What the exercise asks:
Check every line below for the string "this", and copy the lines that contain it.

───── The input

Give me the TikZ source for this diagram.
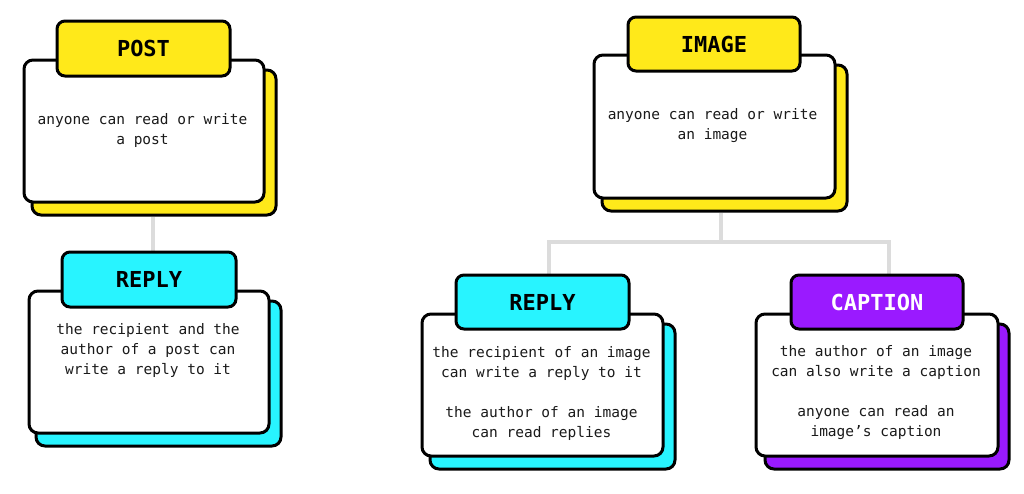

──────────
───── The input

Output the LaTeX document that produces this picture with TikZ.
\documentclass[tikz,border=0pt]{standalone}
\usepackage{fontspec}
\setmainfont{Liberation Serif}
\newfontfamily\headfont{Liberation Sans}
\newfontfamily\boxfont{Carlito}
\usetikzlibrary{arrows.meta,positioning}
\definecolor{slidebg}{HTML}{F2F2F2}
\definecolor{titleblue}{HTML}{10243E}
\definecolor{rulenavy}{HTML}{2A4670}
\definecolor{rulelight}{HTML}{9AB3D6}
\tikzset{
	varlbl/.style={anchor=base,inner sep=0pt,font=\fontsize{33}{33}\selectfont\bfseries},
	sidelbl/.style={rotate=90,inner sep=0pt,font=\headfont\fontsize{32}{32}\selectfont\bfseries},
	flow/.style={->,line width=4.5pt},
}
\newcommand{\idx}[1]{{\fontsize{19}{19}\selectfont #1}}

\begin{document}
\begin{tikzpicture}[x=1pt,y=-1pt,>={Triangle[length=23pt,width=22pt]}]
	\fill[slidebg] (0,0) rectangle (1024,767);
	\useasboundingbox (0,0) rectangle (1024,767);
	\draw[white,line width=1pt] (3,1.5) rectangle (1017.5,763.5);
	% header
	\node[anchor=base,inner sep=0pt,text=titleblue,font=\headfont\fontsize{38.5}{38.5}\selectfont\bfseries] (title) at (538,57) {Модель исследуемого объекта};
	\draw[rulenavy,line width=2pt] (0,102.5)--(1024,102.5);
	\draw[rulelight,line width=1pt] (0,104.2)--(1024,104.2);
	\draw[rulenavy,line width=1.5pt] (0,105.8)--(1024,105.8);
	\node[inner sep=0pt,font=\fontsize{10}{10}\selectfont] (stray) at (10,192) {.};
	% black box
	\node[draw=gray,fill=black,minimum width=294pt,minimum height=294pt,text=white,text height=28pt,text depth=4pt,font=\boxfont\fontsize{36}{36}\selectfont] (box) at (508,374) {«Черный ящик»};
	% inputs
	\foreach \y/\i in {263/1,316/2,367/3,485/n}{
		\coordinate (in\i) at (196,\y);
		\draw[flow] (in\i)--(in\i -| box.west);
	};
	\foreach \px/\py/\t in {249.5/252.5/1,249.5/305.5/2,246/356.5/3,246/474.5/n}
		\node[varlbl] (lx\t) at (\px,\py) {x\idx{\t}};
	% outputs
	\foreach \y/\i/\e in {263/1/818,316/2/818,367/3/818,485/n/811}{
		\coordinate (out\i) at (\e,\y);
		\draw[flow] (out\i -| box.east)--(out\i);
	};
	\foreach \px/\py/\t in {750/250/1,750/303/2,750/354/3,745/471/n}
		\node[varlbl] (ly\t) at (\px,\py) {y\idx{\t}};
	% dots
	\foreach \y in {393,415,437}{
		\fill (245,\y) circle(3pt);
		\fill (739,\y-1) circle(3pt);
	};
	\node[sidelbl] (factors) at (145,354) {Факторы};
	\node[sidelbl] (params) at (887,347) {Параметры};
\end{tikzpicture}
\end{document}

──────────

Correct result:
Give me the TikZ source for this diagram.
Output the LaTeX document that produces this picture with TikZ.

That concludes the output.